Sliding the tempered glass sheet I used for the initial trials and B-size Spirograph plots under the Z height probe eliminated the plywood benchtop’s small-scale irregularities:

The first height map looks like a mountain sproinged right up through the glass:

More red-ish means increasing height, more blue-ish means increasing depth, although you can only see the negative signs along the left edge.
The Z axis leadscrew produces 400 step/mm for a “resolution” of 0.0025 mm. The bCNC map rounds to three places, which makes perfect sense to me; I doubt the absolute accuracy is any better than 0.1 mm on a good day with fair skies and a tailwind.
The peak of the mountain rises 0.35 mm above the terrain around it, so it barely counts as a minor distortion in the glass sheet.
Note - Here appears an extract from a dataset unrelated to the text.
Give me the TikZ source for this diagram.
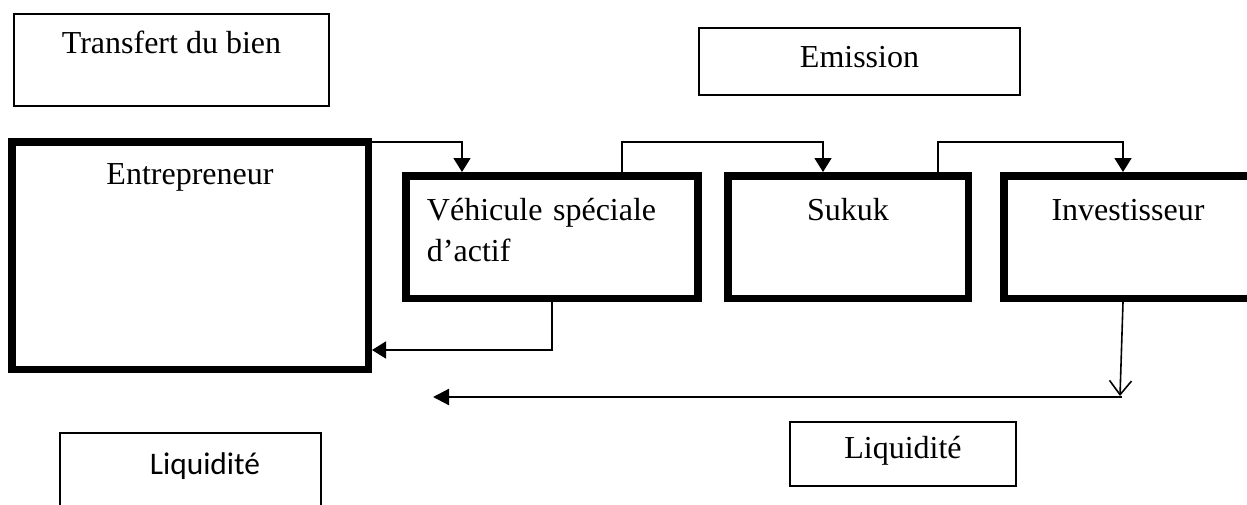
\documentclass[tikz,border=0pt]{standalone}
\usepackage{fontspec}
\setmainfont{Liberation Serif}
\newfontfamily\calibrifont{Carlito}
\usetikzlibrary{arrows.meta,calc}

\begin{document}
\begin{tikzpicture}[
  x=0.5pt, y=-0.5pt,
  txt/.style={font=\fontsize{16}{19}\selectfont},
  thinbox/.style={txt, draw, line width=1pt, anchor=north west, inner xsep=0pt, inner ysep=0pt},
  thickbox/.style={txt, draw, line width=3.75pt, anchor=north west, inner xsep=0pt, inner ysep=0pt},
  conn/.style={line width=0.8pt, -{Triangle[length=7pt,width=8.5pt]}},
  back/.style={line width=1.1pt, -{Triangle[length=8pt,width=8pt]}},
  drop/.style={line width=0.8pt, -{Straight Barb[length=7pt,width=11pt]}}
]
\useasboundingbox (0,0) rectangle (1247,504);
\fill[white] (0,0) rectangle (1247,504);
\clip (0,0) rectangle (1247,504);

% label boxes
\node[thinbox, minimum width=157.5pt, text height=19.5pt, text depth=26.5pt] (transfert) at (13,13) {Transfert du bien};
\node[thinbox, minimum width=160.5pt, text height=19.5pt, text depth=14pt] (emission) at (698,27) {Emission};
\node[thinbox, minimum width=113pt, text height=18pt, text depth=14pt] (liqright) at (789,421) {Liquidité};
\node[thinbox, minimum width=130.5pt, text height=20.5pt, text depth=29.5pt, font=\calibrifont\fontsize{15.7}{19}\selectfont] (liqleft) at (59,432) {\hspace*{14.5pt}Liquidité};

% actors
\node[thickbox, minimum width=178.25pt, text height=21.6pt, text depth=92.15pt] (ent) at (8,138) {Entrepreneur};
\node[thickbox, inner xsep=10.6pt, text width=125pt, align=left, text height=22.6pt, text depth=38.65pt, font=\fontsize{16}{20.5}\selectfont] (veh) at (402,172) {Véhicule spéciale\\d’actif};
\node[thickbox, minimum width=120.25pt, text height=22.6pt, text depth=38.65pt] (suk) at (724,172) {Sukuk};
\node[thickbox, minimum width=124.25pt, text height=22.6pt, text depth=38.65pt] (inv) at (1000,172) {Investisseur};

% flows
\draw[conn] ($(ent.north east)+(0,4)$) -| ($(veh.north west)+(60,0)$);
\draw[conn] ($(veh.north west)+(220,0)$) |- ($(suk.north west)+(99,-30)$) -- ($(suk.north west)+(99,0)$);
\draw[conn] ($(suk.north west)+(214,0)$) |- ($(inv.north west)+(123,-30)$) -- ($(inv.north west)+(123,0)$);
\draw[conn] ($(veh.south west)+(150,0)$) |- ($(ent.north east)+(0,212)$);

\coordinate (meet) at (1120,396);
\coordinate (turn) at (1122,397);
\coordinate (arrive) at (433,397);
\draw[drop] ($(inv.south west)+(123,0)$) -- (meet);
\draw[back] (turn) -- (arrive);
\end{tikzpicture}
\end{document}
Overall, however, there’s a 0.6 mm difference from peak to valley, which would be enough to mess up a rigidly held pen tip pretty badly if you assumed the glass was perfectly flat and precisely aligned.
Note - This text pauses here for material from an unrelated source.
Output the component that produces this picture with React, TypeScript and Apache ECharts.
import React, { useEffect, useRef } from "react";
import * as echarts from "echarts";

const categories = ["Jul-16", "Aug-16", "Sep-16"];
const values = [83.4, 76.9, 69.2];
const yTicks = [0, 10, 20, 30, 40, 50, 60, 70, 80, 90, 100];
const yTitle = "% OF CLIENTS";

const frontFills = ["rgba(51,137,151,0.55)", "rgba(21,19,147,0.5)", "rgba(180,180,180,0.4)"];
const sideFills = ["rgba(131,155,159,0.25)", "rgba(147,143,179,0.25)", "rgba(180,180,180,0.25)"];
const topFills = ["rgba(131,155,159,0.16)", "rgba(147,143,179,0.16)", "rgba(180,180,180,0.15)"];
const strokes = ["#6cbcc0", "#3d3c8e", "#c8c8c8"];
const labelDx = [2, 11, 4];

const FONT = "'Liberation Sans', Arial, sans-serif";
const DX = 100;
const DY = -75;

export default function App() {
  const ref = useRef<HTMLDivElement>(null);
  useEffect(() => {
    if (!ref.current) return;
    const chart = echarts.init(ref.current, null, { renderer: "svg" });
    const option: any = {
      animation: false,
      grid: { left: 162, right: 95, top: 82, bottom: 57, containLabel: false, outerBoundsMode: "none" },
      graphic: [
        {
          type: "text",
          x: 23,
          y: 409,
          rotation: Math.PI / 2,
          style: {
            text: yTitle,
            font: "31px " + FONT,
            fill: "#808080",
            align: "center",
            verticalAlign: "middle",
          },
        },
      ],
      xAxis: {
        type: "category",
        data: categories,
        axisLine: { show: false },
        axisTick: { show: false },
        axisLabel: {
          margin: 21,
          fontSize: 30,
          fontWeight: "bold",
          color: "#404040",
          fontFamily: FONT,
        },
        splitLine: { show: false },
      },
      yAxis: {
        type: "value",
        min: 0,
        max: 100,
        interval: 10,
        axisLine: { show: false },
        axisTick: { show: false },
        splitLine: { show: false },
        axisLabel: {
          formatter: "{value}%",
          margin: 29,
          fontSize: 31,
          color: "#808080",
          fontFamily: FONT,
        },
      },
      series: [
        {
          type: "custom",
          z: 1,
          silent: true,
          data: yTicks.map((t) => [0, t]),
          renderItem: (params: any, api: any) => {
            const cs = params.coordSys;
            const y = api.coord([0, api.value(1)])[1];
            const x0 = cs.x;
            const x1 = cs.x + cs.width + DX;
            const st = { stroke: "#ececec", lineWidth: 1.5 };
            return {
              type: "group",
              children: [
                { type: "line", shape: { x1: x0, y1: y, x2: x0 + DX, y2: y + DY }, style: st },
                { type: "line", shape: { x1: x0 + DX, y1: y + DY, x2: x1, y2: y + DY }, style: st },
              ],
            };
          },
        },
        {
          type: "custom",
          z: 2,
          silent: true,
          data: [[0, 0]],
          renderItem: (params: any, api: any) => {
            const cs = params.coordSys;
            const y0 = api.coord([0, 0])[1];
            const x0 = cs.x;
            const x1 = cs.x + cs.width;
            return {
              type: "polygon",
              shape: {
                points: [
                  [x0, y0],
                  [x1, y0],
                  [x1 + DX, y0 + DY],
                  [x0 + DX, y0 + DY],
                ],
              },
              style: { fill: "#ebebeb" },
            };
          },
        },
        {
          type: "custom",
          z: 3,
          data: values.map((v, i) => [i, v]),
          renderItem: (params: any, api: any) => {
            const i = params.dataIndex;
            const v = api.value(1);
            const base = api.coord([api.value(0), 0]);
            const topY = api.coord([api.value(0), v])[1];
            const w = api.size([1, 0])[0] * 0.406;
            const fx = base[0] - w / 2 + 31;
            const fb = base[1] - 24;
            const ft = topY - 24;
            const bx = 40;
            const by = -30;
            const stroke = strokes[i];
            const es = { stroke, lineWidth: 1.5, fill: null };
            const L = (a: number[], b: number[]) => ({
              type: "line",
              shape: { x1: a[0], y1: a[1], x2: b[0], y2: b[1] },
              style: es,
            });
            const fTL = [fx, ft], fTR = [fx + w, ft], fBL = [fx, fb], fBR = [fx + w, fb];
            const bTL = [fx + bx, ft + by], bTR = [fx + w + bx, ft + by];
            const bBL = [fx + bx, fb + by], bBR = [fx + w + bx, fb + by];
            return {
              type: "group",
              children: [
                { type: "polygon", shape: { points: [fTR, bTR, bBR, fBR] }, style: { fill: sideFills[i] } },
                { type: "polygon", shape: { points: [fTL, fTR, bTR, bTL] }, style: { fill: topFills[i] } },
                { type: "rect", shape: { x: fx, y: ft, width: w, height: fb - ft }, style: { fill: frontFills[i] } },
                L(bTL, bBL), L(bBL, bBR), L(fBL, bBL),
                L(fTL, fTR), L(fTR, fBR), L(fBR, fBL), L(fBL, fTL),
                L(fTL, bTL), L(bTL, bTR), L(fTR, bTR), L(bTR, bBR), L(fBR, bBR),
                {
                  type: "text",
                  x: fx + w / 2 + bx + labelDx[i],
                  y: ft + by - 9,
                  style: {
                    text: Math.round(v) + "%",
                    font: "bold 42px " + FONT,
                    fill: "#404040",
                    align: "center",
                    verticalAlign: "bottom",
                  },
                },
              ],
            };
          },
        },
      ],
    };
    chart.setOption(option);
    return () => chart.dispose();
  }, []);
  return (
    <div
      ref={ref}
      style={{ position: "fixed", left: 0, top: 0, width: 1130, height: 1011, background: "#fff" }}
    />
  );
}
Rotating the glass around the X axis shows a matching, albeit shallower, dent on the other side:

For all its crudity, the probe seems to be returning reasonable results.
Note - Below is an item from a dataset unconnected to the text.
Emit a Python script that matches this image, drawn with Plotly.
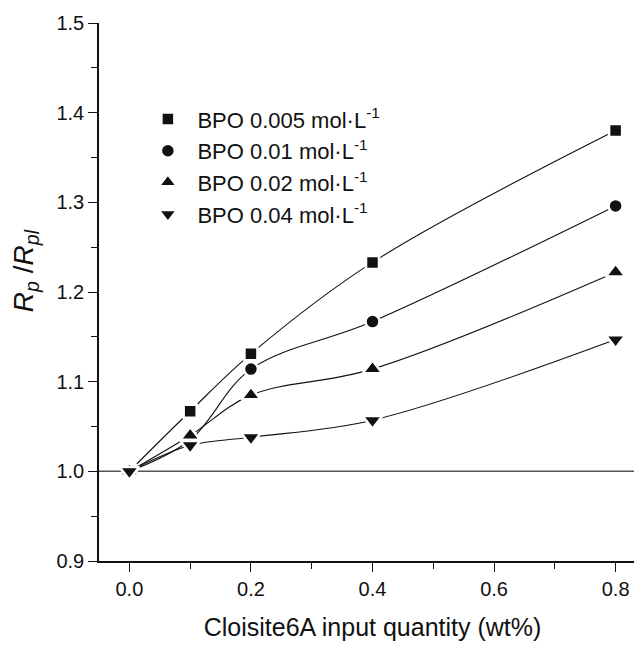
import plotly.graph_objects as go

x_vals = [0.0, 0.1, 0.2, 0.4, 0.8]
bpo_0005 = [1.000, 1.067, 1.131, 1.233, 1.380]
bpo_001 = [1.000, 1.035, 1.114, 1.167, 1.296]
bpo_002 = [1.000, 1.040, 1.085, 1.114, 1.222]
bpo_004 = [1.000, 1.029, 1.038, 1.057, 1.147]

series_names = [
    "BPO 0.005 mol·L<sup>-1</sup>",
    "BPO 0.01 mol·L<sup>-1</sup>",
    "BPO 0.02 mol·L<sup>-1</sup>",
    "BPO 0.04 mol·L<sup>-1</sup>",
]
series_values = [bpo_0005, bpo_001, bpo_002, bpo_004]
symbols = ["square", "circle", "triangle-up", "triangle-down"]
sizes = [13, 14, 17, 17]

FONT = "Arial, Liberation Sans, sans-serif"

fig = go.Figure()
# smooth connecting curves (no legend entries)
for vals in series_values:
    fig.add_trace(go.Scatter(
        x=x_vals, y=vals, mode="lines", showlegend=False, hoverinfo="skip",
        line=dict(color="#111", width=1.1, shape="spline", smoothing=1.0),
    ))
# markers with white halo to leave gaps in the curves
for name, vals, sym, sz in zip(series_names, series_values, symbols, sizes):
    fig.add_trace(go.Scatter(
        x=x_vals, y=vals, name=name, mode="markers",
        marker=dict(symbol=sym, size=sz, color="#111",
                    line=dict(color="white", width=2.5)),
    ))

fig.add_shape(type="line", xref="paper", x0=0, x1=1, yref="y", y0=1.0, y1=1.0,
              line=dict(color="#555", width=1.5), layer="below")

fig.add_annotation(
    text="<i>R</i><sub><i>p</i></sub> /<i>R</i><sub><i>pl</i></sub>",
    xref="paper", yref="paper", x=-0.135, y=0.539, xanchor="center", yanchor="middle",
    textangle=-90, showarrow=False, font=dict(size=28, family=FONT, color="#111"),
)

fig.update_layout(
    width=642, height=649, autosize=False,
    margin=dict(l=91, r=4, t=13, b=96),
    paper_bgcolor="white", plot_bgcolor="white",
    font=dict(family=FONT, color="#111"),
    showlegend=True,
    legend=dict(x=0.072, y=0.86, xanchor="left", yanchor="top",
                font=dict(size=22, family=FONT, color="#111"),
                bgcolor="rgba(0,0,0,0)", itemwidth=49, tracegroupgap=0),
    xaxis=dict(range=[-0.05, 0.85], tickvals=[0.0, 0.2, 0.4, 0.6, 0.8],
               ticktext=["0.0", "0.2", "0.4", "0.6", "0.8"],
               ticks="outside", ticklen=9, tickwidth=1.2, tickcolor="#111",
               minor=dict(tickvals=[0.1, 0.3, 0.5, 0.7], ticks="outside", ticklen=6,
                          tickwidth=1.2, tickcolor="#111"),
               showline=True, linecolor="#111", linewidth=1.5, showgrid=False,
               zeroline=False, tickfont=dict(size=20, family=FONT, color="#111"),
               title=dict(text="Cloisite6A input quantity (wt%)",
                          font=dict(size=25, family=FONT, color="#111"), standoff=20)),
    yaxis=dict(range=[0.9, 1.5], tickvals=[0.9, 1.0, 1.1, 1.2, 1.3, 1.4, 1.5],
               ticktext=["0.9", "1.0", "1.1", "1.2", "1.3", "1.4", "1.5"],
               ticks="outside", ticklen=9, tickwidth=1.2, tickcolor="#111",
               minor=dict(tickvals=[0.95, 1.05, 1.15, 1.25, 1.35, 1.45], ticks="outside",
                          ticklen=6, tickwidth=1.2, tickcolor="#111"),
               showline=True, linecolor="#111", linewidth=1.5, showgrid=False,
               zeroline=False, tickfont=dict(size=20, family=FONT, color="#111")),
)

fig.write_html("out.html")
The obvious question: does it return consistent results?
It’s astonishing to me that the defect moves with the glass — I would have been certain the glass was molecularly flat in its unstrained condition and just had a speck of dust underneath at the center of the mountain…
I think you can have either flat glass or tempered glass, just not both at once. Although I assume the sheet is tempered, I’m unwilling to cut into it just to see if it explodes into Chiclets.
The reflection of the overhead shop light shows a teeny barrel distortion over the lump that may consist entirely of confirmation bias.
I seem to remember a polarized light trick to verify temper; sandwich the test piece between two sheets of polarizing film (crossed, I think), and if it’s tempered, you get a cross pattern.
Optically flat pieces of glass tend to be really thick; my 5″ flat is probably 1.5″ thick, if memory serves. Sheet glass is usually produced by the “float” method; molten glass is set on a bed of liquid metal (don’t recall which). It’s kind of flat, but not very. Making optically flat (1/4 wavelength of light or better) takes a fair amount of care; the usual technique needs three surfaces; make A conform to B, B conform to C, and C conform to A. When they all agree, you have 3 flats. (BTW, this kind of glass is carefully annealed.)
Mmmph, it looks dead black. Maybe there’s an overlying grid on half-foot centers, but it’s hard to say. If I can continue to not drop the sheet, we’ll never know …
A bit of searching the web says: Try one sheet of polarizing film and look through the glass. Roll marks or tong marks will show in polarized light. Modern stuff is now identified at the corners with some kind of stamp. The same article verifies: tempered glass isn’t going to be very flat.
Looked at my optical flat: 150mm diameter x 55mm.
If I ever drop that sheet, it’ll fill the Basement Laboratory with razor-sharp shards: no internal structure, no clamp marks, no stamp, no nothing. On the other paw, it might date back to the dawn of float-glass technology, making it both reasonably flat and highly stressed.
Hey, it might even be a Valuable Antique!